Records for processing ::
● ● ● ● ● ● ●

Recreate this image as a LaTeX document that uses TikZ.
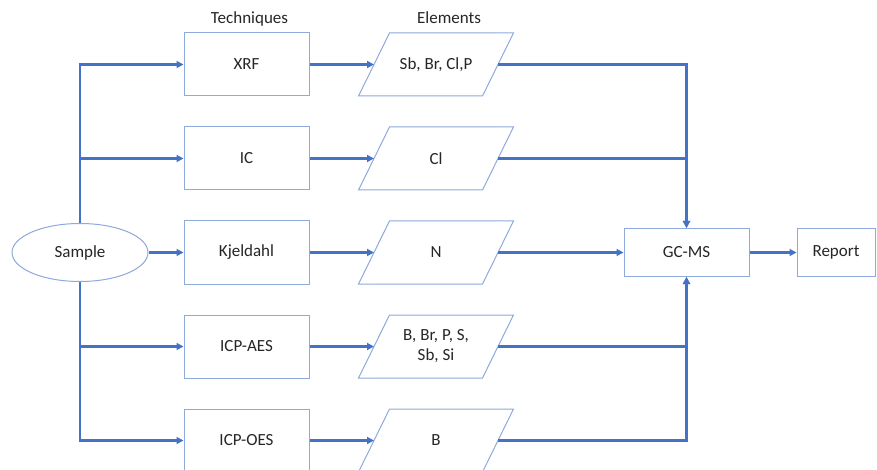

● ● ● ● ● ● ●

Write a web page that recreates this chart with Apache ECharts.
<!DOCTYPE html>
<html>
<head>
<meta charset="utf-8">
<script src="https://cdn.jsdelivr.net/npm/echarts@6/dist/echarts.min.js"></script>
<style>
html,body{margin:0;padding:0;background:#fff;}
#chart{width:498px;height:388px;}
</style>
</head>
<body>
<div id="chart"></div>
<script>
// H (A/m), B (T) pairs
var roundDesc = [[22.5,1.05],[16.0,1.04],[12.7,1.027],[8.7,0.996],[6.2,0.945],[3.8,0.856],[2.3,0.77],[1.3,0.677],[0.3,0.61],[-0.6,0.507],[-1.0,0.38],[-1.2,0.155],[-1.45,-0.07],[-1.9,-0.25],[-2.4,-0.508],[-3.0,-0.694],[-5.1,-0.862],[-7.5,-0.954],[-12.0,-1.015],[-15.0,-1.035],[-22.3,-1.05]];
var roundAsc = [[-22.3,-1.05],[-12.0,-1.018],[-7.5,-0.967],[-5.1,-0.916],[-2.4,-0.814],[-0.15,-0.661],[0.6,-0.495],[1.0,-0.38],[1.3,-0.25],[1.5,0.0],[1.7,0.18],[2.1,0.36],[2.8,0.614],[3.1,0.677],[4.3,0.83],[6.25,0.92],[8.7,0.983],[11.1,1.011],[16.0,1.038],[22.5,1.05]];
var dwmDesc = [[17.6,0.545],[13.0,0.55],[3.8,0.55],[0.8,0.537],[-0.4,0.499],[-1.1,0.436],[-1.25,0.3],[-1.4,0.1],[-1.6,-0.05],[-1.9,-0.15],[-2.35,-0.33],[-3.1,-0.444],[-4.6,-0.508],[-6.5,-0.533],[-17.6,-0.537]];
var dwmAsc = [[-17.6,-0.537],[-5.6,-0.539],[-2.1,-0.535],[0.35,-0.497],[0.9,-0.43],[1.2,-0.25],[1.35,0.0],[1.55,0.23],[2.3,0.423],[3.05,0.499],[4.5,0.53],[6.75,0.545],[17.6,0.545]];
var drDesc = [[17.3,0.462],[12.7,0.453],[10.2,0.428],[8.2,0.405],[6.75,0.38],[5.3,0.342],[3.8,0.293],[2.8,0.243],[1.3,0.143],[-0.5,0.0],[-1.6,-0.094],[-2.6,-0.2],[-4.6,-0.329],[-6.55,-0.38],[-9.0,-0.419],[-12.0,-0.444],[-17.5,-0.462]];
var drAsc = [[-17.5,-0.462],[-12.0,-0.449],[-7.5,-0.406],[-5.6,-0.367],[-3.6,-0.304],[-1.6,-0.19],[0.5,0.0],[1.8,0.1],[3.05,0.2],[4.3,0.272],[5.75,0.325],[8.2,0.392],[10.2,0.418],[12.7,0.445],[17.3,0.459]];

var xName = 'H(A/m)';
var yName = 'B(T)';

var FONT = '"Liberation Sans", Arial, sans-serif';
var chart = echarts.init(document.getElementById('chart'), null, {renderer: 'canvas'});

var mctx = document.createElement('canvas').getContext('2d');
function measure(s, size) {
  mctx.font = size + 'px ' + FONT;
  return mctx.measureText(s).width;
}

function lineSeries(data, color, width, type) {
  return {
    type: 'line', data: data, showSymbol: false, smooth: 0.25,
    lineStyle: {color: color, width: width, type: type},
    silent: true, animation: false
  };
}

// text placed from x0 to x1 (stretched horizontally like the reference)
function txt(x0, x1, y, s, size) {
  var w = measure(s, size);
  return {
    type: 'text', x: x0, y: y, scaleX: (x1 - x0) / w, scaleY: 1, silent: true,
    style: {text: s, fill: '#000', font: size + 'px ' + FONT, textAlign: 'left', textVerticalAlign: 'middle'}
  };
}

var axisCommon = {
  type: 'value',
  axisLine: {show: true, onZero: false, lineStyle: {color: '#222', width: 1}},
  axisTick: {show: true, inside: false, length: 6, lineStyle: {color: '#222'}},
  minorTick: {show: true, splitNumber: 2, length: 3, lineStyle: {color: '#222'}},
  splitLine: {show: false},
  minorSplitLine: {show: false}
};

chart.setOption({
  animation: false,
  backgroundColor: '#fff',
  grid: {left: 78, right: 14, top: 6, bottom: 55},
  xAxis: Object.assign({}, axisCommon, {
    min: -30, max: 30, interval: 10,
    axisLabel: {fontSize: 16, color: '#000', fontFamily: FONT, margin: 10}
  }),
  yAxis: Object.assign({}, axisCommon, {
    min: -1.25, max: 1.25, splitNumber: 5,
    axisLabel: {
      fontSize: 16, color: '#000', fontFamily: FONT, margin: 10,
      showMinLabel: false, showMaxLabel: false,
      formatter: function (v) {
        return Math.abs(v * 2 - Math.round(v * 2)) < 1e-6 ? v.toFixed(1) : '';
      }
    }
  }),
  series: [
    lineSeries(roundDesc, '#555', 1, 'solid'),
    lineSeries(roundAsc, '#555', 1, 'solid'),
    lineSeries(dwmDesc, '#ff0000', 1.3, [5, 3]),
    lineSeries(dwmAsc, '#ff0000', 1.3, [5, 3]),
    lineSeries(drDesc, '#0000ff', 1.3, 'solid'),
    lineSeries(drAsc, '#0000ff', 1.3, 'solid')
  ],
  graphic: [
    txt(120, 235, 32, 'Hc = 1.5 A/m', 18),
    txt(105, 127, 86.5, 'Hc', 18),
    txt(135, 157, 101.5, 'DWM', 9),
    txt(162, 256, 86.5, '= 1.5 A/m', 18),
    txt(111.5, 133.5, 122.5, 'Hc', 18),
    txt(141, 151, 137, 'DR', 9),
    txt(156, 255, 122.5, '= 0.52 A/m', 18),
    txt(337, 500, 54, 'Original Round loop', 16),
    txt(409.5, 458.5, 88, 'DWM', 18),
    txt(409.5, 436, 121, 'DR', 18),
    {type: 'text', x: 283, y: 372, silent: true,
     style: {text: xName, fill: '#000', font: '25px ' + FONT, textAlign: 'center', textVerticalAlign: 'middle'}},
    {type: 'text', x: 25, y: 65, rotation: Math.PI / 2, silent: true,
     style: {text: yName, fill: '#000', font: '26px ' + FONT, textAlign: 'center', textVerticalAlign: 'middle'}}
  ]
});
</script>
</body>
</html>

● ● ● ● ● ● ●

Task details ::
Copy all lines of the listing above that contain the string "this".

Written solution ::
Recreate this image as a LaTeX document that uses TikZ.
Write a web page that recreates this chart with Apache ECharts.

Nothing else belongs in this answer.